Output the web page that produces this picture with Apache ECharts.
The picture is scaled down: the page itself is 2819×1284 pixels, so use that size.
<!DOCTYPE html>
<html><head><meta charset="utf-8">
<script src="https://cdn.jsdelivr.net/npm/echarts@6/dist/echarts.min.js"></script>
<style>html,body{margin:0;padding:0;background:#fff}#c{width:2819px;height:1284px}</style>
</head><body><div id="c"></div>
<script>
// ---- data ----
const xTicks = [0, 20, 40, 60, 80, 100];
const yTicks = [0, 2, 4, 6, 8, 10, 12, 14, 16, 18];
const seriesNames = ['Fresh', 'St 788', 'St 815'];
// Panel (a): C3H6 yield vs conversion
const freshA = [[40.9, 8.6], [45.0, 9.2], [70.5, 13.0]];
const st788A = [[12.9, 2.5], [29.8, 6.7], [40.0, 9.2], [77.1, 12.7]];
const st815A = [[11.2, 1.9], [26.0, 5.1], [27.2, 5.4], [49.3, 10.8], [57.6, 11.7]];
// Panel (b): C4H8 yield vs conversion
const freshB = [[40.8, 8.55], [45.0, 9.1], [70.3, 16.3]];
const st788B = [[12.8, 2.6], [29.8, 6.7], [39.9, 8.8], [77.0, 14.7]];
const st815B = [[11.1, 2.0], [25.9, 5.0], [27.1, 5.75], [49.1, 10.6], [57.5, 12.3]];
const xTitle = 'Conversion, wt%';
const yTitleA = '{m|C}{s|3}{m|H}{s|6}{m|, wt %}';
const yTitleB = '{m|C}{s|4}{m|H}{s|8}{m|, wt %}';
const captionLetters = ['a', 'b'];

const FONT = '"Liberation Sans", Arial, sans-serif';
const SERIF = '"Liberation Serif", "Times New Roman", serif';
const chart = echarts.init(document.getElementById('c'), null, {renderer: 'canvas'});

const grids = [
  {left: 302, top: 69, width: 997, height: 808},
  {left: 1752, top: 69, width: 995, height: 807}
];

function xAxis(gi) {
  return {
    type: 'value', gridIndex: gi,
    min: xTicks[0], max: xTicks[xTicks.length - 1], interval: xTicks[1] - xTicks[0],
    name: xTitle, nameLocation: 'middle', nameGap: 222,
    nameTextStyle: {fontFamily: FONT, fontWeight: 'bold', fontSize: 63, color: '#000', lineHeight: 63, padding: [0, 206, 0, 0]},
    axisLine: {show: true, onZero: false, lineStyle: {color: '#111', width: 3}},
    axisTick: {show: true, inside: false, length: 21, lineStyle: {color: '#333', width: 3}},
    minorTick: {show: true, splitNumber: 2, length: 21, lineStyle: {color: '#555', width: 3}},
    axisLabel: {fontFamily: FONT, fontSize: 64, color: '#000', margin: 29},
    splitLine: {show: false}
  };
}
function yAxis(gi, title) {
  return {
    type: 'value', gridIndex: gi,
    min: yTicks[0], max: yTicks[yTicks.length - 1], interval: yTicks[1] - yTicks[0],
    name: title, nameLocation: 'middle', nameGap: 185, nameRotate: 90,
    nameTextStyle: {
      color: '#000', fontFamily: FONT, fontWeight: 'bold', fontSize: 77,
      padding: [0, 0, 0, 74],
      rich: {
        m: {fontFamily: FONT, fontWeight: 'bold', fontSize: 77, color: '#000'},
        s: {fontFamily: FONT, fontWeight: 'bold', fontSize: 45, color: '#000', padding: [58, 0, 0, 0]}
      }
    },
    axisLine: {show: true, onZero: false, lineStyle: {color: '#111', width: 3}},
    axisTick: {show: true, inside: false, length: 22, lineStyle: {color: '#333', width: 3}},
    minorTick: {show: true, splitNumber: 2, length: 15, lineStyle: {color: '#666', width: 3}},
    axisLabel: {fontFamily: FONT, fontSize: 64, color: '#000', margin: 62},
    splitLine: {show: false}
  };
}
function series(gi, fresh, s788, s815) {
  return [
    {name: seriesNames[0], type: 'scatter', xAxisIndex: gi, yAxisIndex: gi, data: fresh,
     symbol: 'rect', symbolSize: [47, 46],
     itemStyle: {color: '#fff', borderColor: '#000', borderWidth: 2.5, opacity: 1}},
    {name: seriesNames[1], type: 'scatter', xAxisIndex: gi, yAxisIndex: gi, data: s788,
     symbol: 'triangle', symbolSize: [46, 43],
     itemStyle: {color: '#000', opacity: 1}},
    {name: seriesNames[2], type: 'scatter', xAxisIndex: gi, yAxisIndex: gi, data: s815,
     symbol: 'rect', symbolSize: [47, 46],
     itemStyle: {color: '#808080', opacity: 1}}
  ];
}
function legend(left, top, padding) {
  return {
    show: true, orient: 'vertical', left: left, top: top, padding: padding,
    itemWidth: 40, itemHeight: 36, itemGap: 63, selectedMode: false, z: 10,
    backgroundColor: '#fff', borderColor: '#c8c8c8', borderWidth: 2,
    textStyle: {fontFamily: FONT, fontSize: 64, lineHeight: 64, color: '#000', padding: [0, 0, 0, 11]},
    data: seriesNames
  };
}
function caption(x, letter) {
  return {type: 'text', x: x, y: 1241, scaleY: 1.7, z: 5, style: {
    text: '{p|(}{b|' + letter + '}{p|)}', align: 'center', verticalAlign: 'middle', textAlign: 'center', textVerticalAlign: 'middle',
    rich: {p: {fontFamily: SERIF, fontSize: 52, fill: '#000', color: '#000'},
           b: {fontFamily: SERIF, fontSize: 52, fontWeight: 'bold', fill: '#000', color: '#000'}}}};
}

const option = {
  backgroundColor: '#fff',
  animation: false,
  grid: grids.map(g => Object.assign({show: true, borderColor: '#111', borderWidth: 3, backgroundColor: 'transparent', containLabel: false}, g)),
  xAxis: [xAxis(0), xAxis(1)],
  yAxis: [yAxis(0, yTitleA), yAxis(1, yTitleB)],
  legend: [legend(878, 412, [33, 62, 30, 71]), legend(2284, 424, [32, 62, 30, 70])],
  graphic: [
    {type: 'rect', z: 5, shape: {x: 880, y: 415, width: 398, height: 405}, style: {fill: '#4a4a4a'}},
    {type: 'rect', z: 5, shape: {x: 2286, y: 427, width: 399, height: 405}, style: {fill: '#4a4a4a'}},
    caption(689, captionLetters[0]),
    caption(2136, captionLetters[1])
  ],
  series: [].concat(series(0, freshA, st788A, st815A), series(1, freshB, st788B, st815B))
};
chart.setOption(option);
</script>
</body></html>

* * *

Copy all of the data. Keep every word exactly as it is.

Output the web page that produces this picture with Apache ECharts.
The picture is scaled down: the page itself is 2819×1284 pixels, so use that size.
<!DOCTYPE html>
<html><head><meta charset="utf-8">
<script src="https://cdn.jsdelivr.net/npm/echarts@6/dist/echarts.min.js"></script>
<style>html,body{margin:0;padding:0;background:#fff}#c{width:2819px;height:1284px}</style>
</head><body><div id="c"></div>
<script>
// ---- data ----
const xTicks = [0, 20, 40, 60, 80, 100];
const yTicks = [0, 2, 4, 6, 8, 10, 12, 14, 16, 18];
const seriesNames = ['Fresh', 'St 788', 'St 815'];
// Panel (a): C3H6 yield vs conversion
const freshA = [[40.9, 8.6], [45.0, 9.2], [70.5, 13.0]];
const st788A = [[12.9, 2.5], [29.8, 6.7], [40.0, 9.2], [77.1, 12.7]];
const st815A = [[11.2, 1.9], [26.0, 5.1], [27.2, 5.4], [49.3, 10.8], [57.6, 11.7]];
// Panel (b): C4H8 yield vs conversion
const freshB = [[40.8, 8.55], [45.0, 9.1], [70.3, 16.3]];
const st788B = [[12.8, 2.6], [29.8, 6.7], [39.9, 8.8], [77.0, 14.7]];
const st815B = [[11.1, 2.0], [25.9, 5.0], [27.1, 5.75], [49.1, 10.6], [57.5, 12.3]];
const xTitle = 'Conversion, wt%';
const yTitleA = '{m|C}{s|3}{m|H}{s|6}{m|, wt %}';
const yTitleB = '{m|C}{s|4}{m|H}{s|8}{m|, wt %}';
const captionLetters = ['a', 'b'];

const FONT = '"Liberation Sans", Arial, sans-serif';
const SERIF = '"Liberation Serif", "Times New Roman", serif';
const chart = echarts.init(document.getElementById('c'), null, {renderer: 'canvas'});

const grids = [
  {left: 302, top: 69, width: 997, height: 808},
  {left: 1752, top: 69, width: 995, height: 807}
];

function xAxis(gi) {
  return {
    type: 'value', gridIndex: gi,
    min: xTicks[0], max: xTicks[xTicks.length - 1], interval: xTicks[1] - xTicks[0],
    name: xTitle, nameLocation: 'middle', nameGap: 222,
    nameTextStyle: {fontFamily: FONT, fontWeight: 'bold', fontSize: 63, color: '#000', lineHeight: 63, padding: [0, 206, 0, 0]},
    axisLine: {show: true, onZero: false, lineStyle: {color: '#111', width: 3}},
    axisTick: {show: true, inside: false, length: 21, lineStyle: {color: '#333', width: 3}},
    minorTick: {show: true, splitNumber: 2, length: 21, lineStyle: {color: '#555', width: 3}},
    axisLabel: {fontFamily: FONT, fontSize: 64, color: '#000', margin: 29},
    splitLine: {show: false}
  };
}
function yAxis(gi, title) {
  return {
    type: 'value', gridIndex: gi,
    min: yTicks[0], max: yTicks[yTicks.length - 1], interval: yTicks[1] - yTicks[0],
    name: title, nameLocation: 'middle', nameGap: 185, nameRotate: 90,
    nameTextStyle: {
      color: '#000', fontFamily: FONT, fontWeight: 'bold', fontSize: 77,
      padding: [0, 0, 0, 74],
      rich: {
        m: {fontFamily: FONT, fontWeight: 'bold', fontSize: 77, color: '#000'},
        s: {fontFamily: FONT, fontWeight: 'bold', fontSize: 45, color: '#000', padding: [58, 0, 0, 0]}
      }
    },
    axisLine: {show: true, onZero: false, lineStyle: {color: '#111', width: 3}},
    axisTick: {show: true, inside: false, length: 22, lineStyle: {color: '#333', width: 3}},
    minorTick: {show: true, splitNumber: 2, length: 15, lineStyle: {color: '#666', width: 3}},
    axisLabel: {fontFamily: FONT, fontSize: 64, color: '#000', margin: 62},
    splitLine: {show: false}
  };
}
function series(gi, fresh, s788, s815) {
  return [
    {name: seriesNames[0], type: 'scatter', xAxisIndex: gi, yAxisIndex: gi, data: fresh,
     symbol: 'rect', symbolSize: [47, 46],
     itemStyle: {color: '#fff', borderColor: '#000', borderWidth: 2.5, opacity: 1}},
    {name: seriesNames[1], type: 'scatter', xAxisIndex: gi, yAxisIndex: gi, data: s788,
     symbol: 'triangle', symbolSize: [46, 43],
     itemStyle: {color: '#000', opacity: 1}},
    {name: seriesNames[2], type: 'scatter', xAxisIndex: gi, yAxisIndex: gi, data: s815,
     symbol: 'rect', symbolSize: [47, 46],
     itemStyle: {color: '#808080', opacity: 1}}
  ];
}
function legend(left, top, padding) {
  return {
    show: true, orient: 'vertical', left: left, top: top, padding: padding,
    itemWidth: 40, itemHeight: 36, itemGap: 63, selectedMode: false, z: 10,
    backgroundColor: '#fff', borderColor: '#c8c8c8', borderWidth: 2,
    textStyle: {fontFamily: FONT, fontSize: 64, lineHeight: 64, color: '#000', padding: [0, 0, 0, 11]},
    data: seriesNames
  };
}
function caption(x, letter) {
  return {type: 'text', x: x, y: 1241, scaleY: 1.7, z: 5, style: {
    text: '{p|(}{b|' + letter + '}{p|)}', align: 'center', verticalAlign: 'middle', textAlign: 'center', textVerticalAlign: 'middle',
    rich: {p: {fontFamily: SERIF, fontSize: 52, fill: '#000', color: '#000'},
           b: {fontFamily: SERIF, fontSize: 52, fontWeight: 'bold', fill: '#000', color: '#000'}}}};
}

const option = {
  backgroundColor: '#fff',
  animation: false,
  grid: grids.map(g => Object.assign({show: true, borderColor: '#111', borderWidth: 3, backgroundColor: 'transparent', containLabel: false}, g)),
  xAxis: [xAxis(0), xAxis(1)],
  yAxis: [yAxis(0, yTitleA), yAxis(1, yTitleB)],
  legend: [legend(878, 412, [33, 62, 30, 71]), legend(2284, 424, [32, 62, 30, 70])],
  graphic: [
    {type: 'rect', z: 5, shape: {x: 880, y: 415, width: 398, height: 405}, style: {fill: '#4a4a4a'}},
    {type: 'rect', z: 5, shape: {x: 2286, y: 427, width: 399, height: 405}, style: {fill: '#4a4a4a'}},
    caption(689, captionLetters[0]),
    caption(2136, captionLetters[1])
  ],
  series: [].concat(series(0, freshA, st788A, st815A), series(1, freshB, st788B, st815B))
};
chart.setOption(option);
</script>
</body></html>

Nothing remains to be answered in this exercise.